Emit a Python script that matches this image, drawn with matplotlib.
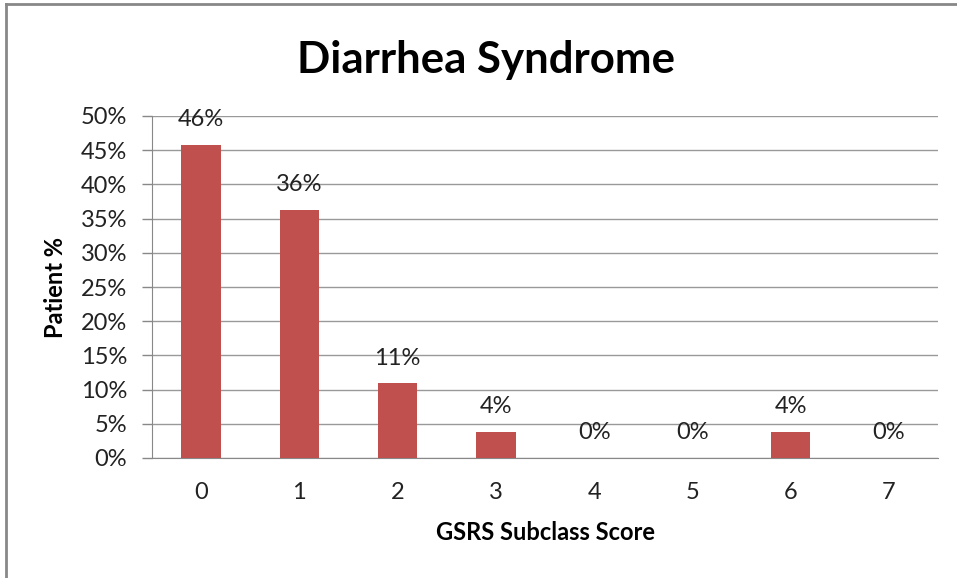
import matplotlib
matplotlib.use("Agg")
import matplotlib.pyplot as plt
from matplotlib.lines import Line2D

categories = ["0", "1", "2", "3", "4", "5", "6", "7"]
values = [45.8, 36.3, 10.9, 3.8, 0.0, 0.0, 3.8, 0.0]
labels = ["46%", "36%", "11%", "4%", "0%", "0%", "4%", "0%"]
yticks = [0, 5, 10, 15, 20, 25, 30, 35, 40, 45, 50]

plt.rcParams['font.family'] = ['Lato', 'DejaVu Sans']

fig = plt.figure(figsize=(9.57, 5.78), dpi=100)
ax = fig.add_axes([152/957, 1-458/578, (938-152)/957, (458-116)/578])

x = list(range(len(categories)))
ax.bar(x, values, width=0.4, color="#C0504D", zorder=3)
for xi, v, lab in zip(x, values, labels):
    ax.annotate(lab, xy=(xi, v), xytext=(0, 13.5), textcoords="offset points",
                ha="center", va="baseline", fontsize=17, color="#222222", zorder=4)

ax.set_xlim(-0.5, len(categories) - 0.5)
ax.set_ylim(0, 50)
ax.set_yticks(yticks)
ax.set_yticklabels([f"{t}%" for t in yticks], fontsize=17, color="#222222")
ax.set_xticks(x)
ax.set_xticklabels(categories, fontsize=17, color="#222222")
ax.tick_params(axis="x", length=0, pad=17)
ax.tick_params(axis="y", length=7, width=1, color="#888888", pad=11)
ax.yaxis.grid(True, color="#999999", linewidth=1, zorder=0)
for s in ["top", "right"]:
    ax.spines[s].set_visible(False)
ax.spines["left"].set_color("#888888")
ax.spines["bottom"].set_color("#888888")

ax.set_ylabel("Patient %", fontsize=17, fontweight="bold", labelpad=10)
ax.set_xlabel("GSRS Subclass Score", fontsize=17, fontweight="bold", labelpad=13)
fig.text(486/957, 1-73/578, "Diarrhea Syndrome", ha="center", va="baseline",
         fontsize=31.5, fontweight="bold")

# figure border (left and top visible)
fig.add_artist(Line2D([6/957, 6/957], [0, 1-4/578], color="#888888", linewidth=2, transform=fig.transFigure))
fig.add_artist(Line2D([6/957, 1], [1-4/578, 1-4/578], color="#888888", linewidth=2, transform=fig.transFigure))

fig.savefig("out.png", dpi=100)
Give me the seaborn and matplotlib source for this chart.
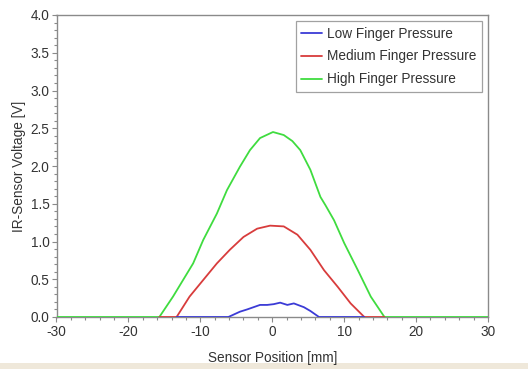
import numpy as np
import pandas as pd
import matplotlib
matplotlib.use("Agg")
import matplotlib.pyplot as plt
import seaborn as sns
from matplotlib.ticker import MultipleLocator, FormatStrFormatter
from matplotlib.patches import Rectangle

# ---- data ----
series_names = ["Low Finger Pressure", "Medium Finger Pressure", "High Finger Pressure"]

low_x = [-13.3, -6.1, -4.5, -3.5, -1.7, -0.7, 0.2, 1.1, 2.1, 3.0, 4.4, 5.3, 6.5, 12.8]
low_y = [0, 0, 0.07, 0.10, 0.16, 0.16, 0.17, 0.19, 0.16, 0.18, 0.13, 0.08, 0, 0]

med_x = [-15.7, -13.3, -11.5, -9.6, -7.7, -5.9, -4.0, -2.1, -0.3, 1.6, 3.5, 5.3, 7.2, 9.1, 10.9, 12.8, 15.6]
med_y = [0, 0, 0.27, 0.49, 0.71, 0.89, 1.06, 1.17, 1.21, 1.20, 1.09, 0.89, 0.62, 0.40, 0.18, 0, 0]

high_x = [-30, -15.7, -13.8, -12.4, -11.0, -9.6, -7.7, -6.3, -4.5, -3.1, -1.7, 0.1, 1.6, 2.8,
          3.9, 5.3, 6.7, 7.4, 8.6, 10.0, 11.9, 13.7, 15.6, 30]
high_y = [0, 0, 0.27, 0.49, 0.71, 1.02, 1.37, 1.68, 1.99, 2.21, 2.37, 2.45, 2.41, 2.33,
          2.21, 1.95, 1.59, 1.48, 1.28, 0.98, 0.62, 0.27, 0, 0]

colors = ["#3b3bd6", "#d83c3c", "#3fdc3f"]

frames = []
for name, xs, ys in zip(series_names, [low_x, med_x, high_x], [low_y, med_y, high_y]):
    frames.append(pd.DataFrame({"pos": xs, "volt": ys, "series": name}))
df = pd.concat(frames, ignore_index=True)

sns.set_style("white")
plt.rcParams["font.family"] = ["Liberation Sans", "DejaVu Sans"]
plt.rcParams["axes.unicode_minus"] = False

FS = 9.8
TXT = "#333333"
GRAY = "#8a8a8a"

fig = plt.figure(figsize=(5.28, 3.69), dpi=100)

# thin beige strip at the bottom edge of the picture (behind everything)
fig.patches.append(Rectangle((0, 0), 1, 6 / 369, transform=fig.transFigure,
                             facecolor="#efe8da", edgecolor="none", zorder=-5))

ax = fig.add_axes([56.5 / 528, 1 - 317 / 369, (488 - 56.5) / 528, (317 - 15) / 369])

zorders = [5, 4, 3]
for name, c, z in zip(series_names, colors, zorders):
    sub = df[df["series"] == name]
    sns.lineplot(data=sub, x="pos", y="volt", sort=False, color=c, lw=1.3,
                 label=name, ax=ax, zorder=z)

ax.set_xlim(-30, 30)
ax.set_ylim(0, 4.0)
ax.xaxis.set_major_locator(MultipleLocator(10))
ax.xaxis.set_minor_locator(MultipleLocator(2))
ax.yaxis.set_major_locator(MultipleLocator(0.5))
ax.yaxis.set_minor_locator(MultipleLocator(0.1))
ax.yaxis.set_major_formatter(FormatStrFormatter("%.1f"))

for s in ax.spines.values():
    s.set_color(GRAY)
    s.set_linewidth(1.0)

ax.tick_params(axis="both", which="both", bottom=True, left=True, top=False, right=False)
ax.tick_params(axis="x", which="major", direction="out", length=3.5, width=0.8,
               color=GRAY, labelsize=FS, labelcolor=TXT, pad=2.5)
ax.tick_params(axis="y", which="major", direction="out", length=3.5, width=0.8,
               color=GRAY, labelsize=FS, labelcolor=TXT, pad=1.5)
ax.tick_params(axis="both", which="minor", direction="out", length=2.5, width=0.8,
               color=GRAY)

ax.set_xlabel("Sensor Position [mm]", fontsize=FS, color=TXT, labelpad=8.5)
ax.set_ylabel("IR-Sensor Voltage [V]", fontsize=FS, color=TXT, labelpad=3)

leg = ax.legend(loc="upper right", bbox_to_anchor=(1.0, 1.0), fontsize=FS,
                frameon=True, fancybox=False, handlelength=1.5, handletextpad=0.4,
                labelspacing=0.65, borderpad=0.4, borderaxespad=0.45)
leg.get_frame().set_edgecolor(GRAY)
leg.get_frame().set_linewidth(0.9)
for t in leg.get_texts():
    t.set_color(TXT)
for h in leg.get_lines():
    h.set_linewidth(1.3)

fig.savefig("out.png", dpi=100)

_____

[Task to complete]
In the listing above, find the line containing "Give me the" and the line containing "label=name, ax=ax, zorder=z)", then return both of them and every line between, exactly, without pictures.

[Solution to this task]
Give me the seaborn and matplotlib source for this chart.
import numpy as np
import pandas as pd
import matplotlib
matplotlib.use("Agg")
import matplotlib.pyplot as plt
import seaborn as sns
from matplotlib.ticker import MultipleLocator, FormatStrFormatter
from matplotlib.patches import Rectangle

# ---- data ----
series_names = ["Low Finger Pressure", "Medium Finger Pressure", "High Finger Pressure"]

low_x = [-13.3, -6.1, -4.5, -3.5, -1.7, -0.7, 0.2, 1.1, 2.1, 3.0, 4.4, 5.3, 6.5, 12.8]
low_y = [0, 0, 0.07, 0.10, 0.16, 0.16, 0.17, 0.19, 0.16, 0.18, 0.13, 0.08, 0, 0]

med_x = [-15.7, -13.3, -11.5, -9.6, -7.7, -5.9, -4.0, -2.1, -0.3, 1.6, 3.5, 5.3, 7.2, 9.1, 10.9, 12.8, 15.6]
med_y = [0, 0, 0.27, 0.49, 0.71, 0.89, 1.06, 1.17, 1.21, 1.20, 1.09, 0.89, 0.62, 0.40, 0.18, 0, 0]

high_x = [-30, -15.7, -13.8, -12.4, -11.0, -9.6, -7.7, -6.3, -4.5, -3.1, -1.7, 0.1, 1.6, 2.8,
          3.9, 5.3, 6.7, 7.4, 8.6, 10.0, 11.9, 13.7, 15.6, 30]
high_y = [0, 0, 0.27, 0.49, 0.71, 1.02, 1.37, 1.68, 1.99, 2.21, 2.37, 2.45, 2.41, 2.33,
          2.21, 1.95, 1.59, 1.48, 1.28, 0.98, 0.62, 0.27, 0, 0]

colors = ["#3b3bd6", "#d83c3c", "#3fdc3f"]

frames = []
for name, xs, ys in zip(series_names, [low_x, med_x, high_x], [low_y, med_y, high_y]):
    frames.append(pd.DataFrame({"pos": xs, "volt": ys, "series": name}))
df = pd.concat(frames, ignore_index=True)

sns.set_style("white")
plt.rcParams["font.family"] = ["Liberation Sans", "DejaVu Sans"]
plt.rcParams["axes.unicode_minus"] = False

FS = 9.8
TXT = "#333333"
GRAY = "#8a8a8a"

fig = plt.figure(figsize=(5.28, 3.69), dpi=100)

# thin beige strip at the bottom edge of the picture (behind everything)
fig.patches.append(Rectangle((0, 0), 1, 6 / 369, transform=fig.transFigure,
                             facecolor="#efe8da", edgecolor="none", zorder=-5))

ax = fig.add_axes([56.5 / 528, 1 - 317 / 369, (488 - 56.5) / 528, (317 - 15) / 369])

zorders = [5, 4, 3]
for name, c, z in zip(series_names, colors, zorders):
    sub = df[df["series"] == name]
    sns.lineplot(data=sub, x="pos", y="volt", sort=False, color=c, lw=1.3,
                 label=name, ax=ax, zorder=z)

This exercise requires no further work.